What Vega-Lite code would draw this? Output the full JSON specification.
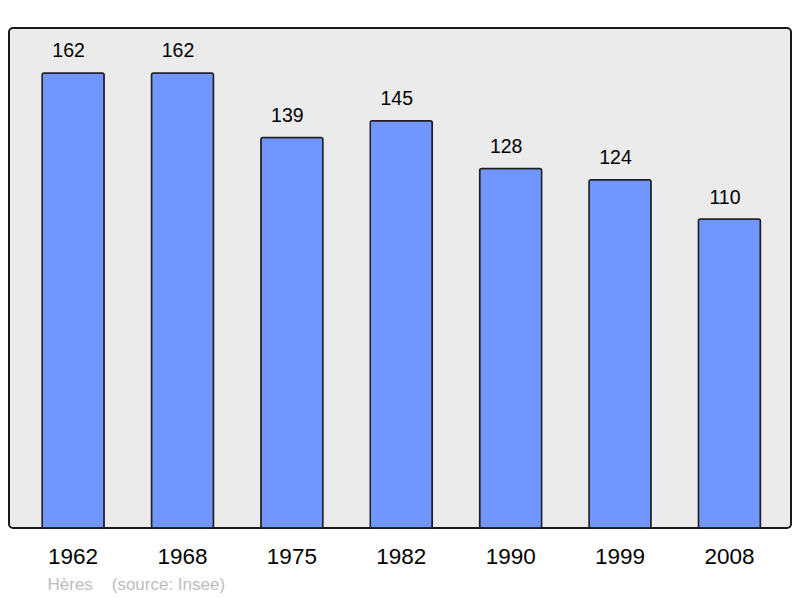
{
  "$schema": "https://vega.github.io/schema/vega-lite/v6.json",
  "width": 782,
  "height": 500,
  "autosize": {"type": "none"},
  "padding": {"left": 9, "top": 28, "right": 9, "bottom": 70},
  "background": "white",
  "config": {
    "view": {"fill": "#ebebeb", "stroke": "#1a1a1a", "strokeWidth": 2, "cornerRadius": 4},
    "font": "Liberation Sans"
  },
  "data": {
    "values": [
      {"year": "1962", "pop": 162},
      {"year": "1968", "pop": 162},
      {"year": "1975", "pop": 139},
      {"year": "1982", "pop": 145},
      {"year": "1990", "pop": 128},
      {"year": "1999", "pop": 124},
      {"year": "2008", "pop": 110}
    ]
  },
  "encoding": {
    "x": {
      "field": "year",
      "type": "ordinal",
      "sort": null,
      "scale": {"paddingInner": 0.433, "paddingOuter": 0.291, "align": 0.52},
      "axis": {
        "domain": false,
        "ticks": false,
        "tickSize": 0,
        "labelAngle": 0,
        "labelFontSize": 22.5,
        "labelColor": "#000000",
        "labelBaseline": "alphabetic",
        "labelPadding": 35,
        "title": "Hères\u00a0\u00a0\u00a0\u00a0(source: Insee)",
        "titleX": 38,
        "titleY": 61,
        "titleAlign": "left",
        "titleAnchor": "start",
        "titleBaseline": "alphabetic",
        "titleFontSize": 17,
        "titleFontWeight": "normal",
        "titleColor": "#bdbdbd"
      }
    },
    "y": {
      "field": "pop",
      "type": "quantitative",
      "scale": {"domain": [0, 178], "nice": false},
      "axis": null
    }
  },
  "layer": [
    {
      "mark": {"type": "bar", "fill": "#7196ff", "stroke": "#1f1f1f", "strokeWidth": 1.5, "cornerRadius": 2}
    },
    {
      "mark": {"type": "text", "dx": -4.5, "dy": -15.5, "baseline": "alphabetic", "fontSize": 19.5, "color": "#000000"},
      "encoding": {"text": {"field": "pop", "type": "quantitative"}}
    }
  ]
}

## EXERCISE INSTRUCTIONS
Without the pictures, transcribe the listing above exactly.

## ANSWER TO THIS EXERCISE
What Vega-Lite code would draw this? Output the full JSON specification.
{
  "$schema": "https://vega.github.io/schema/vega-lite/v6.json",
  "width": 782,
  "height": 500,
  "autosize": {"type": "none"},
  "padding": {"left": 9, "top": 28, "right": 9, "bottom": 70},
  "background": "white",
  "config": {
    "view": {"fill": "#ebebeb", "stroke": "#1a1a1a", "strokeWidth": 2, "cornerRadius": 4},
    "font": "Liberation Sans"
  },
  "data": {
    "values": [
      {"year": "1962", "pop": 162},
      {"year": "1968", "pop": 162},
      {"year": "1975", "pop": 139},
      {"year": "1982", "pop": 145},
      {"year": "1990", "pop": 128},
      {"year": "1999", "pop": 124},
      {"year": "2008", "pop": 110}
    ]
  },
  "encoding": {
    "x": {
      "field": "year",
      "type": "ordinal",
      "sort": null,
      "scale": {"paddingInner": 0.433, "paddingOuter": 0.291, "align": 0.52},
      "axis": {
        "domain": false,
        "ticks": false,
        "tickSize": 0,
        "labelAngle": 0,
        "labelFontSize": 22.5,
        "labelColor": "#000000",
        "labelBaseline": "alphabetic",
        "labelPadding": 35,
        "title": "Hères\u00a0\u00a0\u00a0\u00a0(source: Insee)",
        "titleX": 38,
        "titleY": 61,
        "titleAlign": "left",
        "titleAnchor": "start",
        "titleBaseline": "alphabetic",
        "titleFontSize": 17,
        "titleFontWeight": "normal",
        "titleColor": "#bdbdbd"
      }
    },
    "y": {
      "field": "pop",
      "type": "quantitative",
      "scale": {"domain": [0, 178], "nice": false},
      "axis": null
    }
  },
  "layer": [
    {
      "mark": {"type": "bar", "fill": "#7196ff", "stroke": "#1f1f1f", "strokeWidth": 1.5, "cornerRadius": 2}
    },
    {
      "mark": {"type": "text", "dx": -4.5, "dy": -15.5, "baseline": "alphabetic", "fontSize": 19.5, "color": "#000000"},
      "encoding": {"text": {"field": "pop", "type": "quantitative"}}
    }
  ]
}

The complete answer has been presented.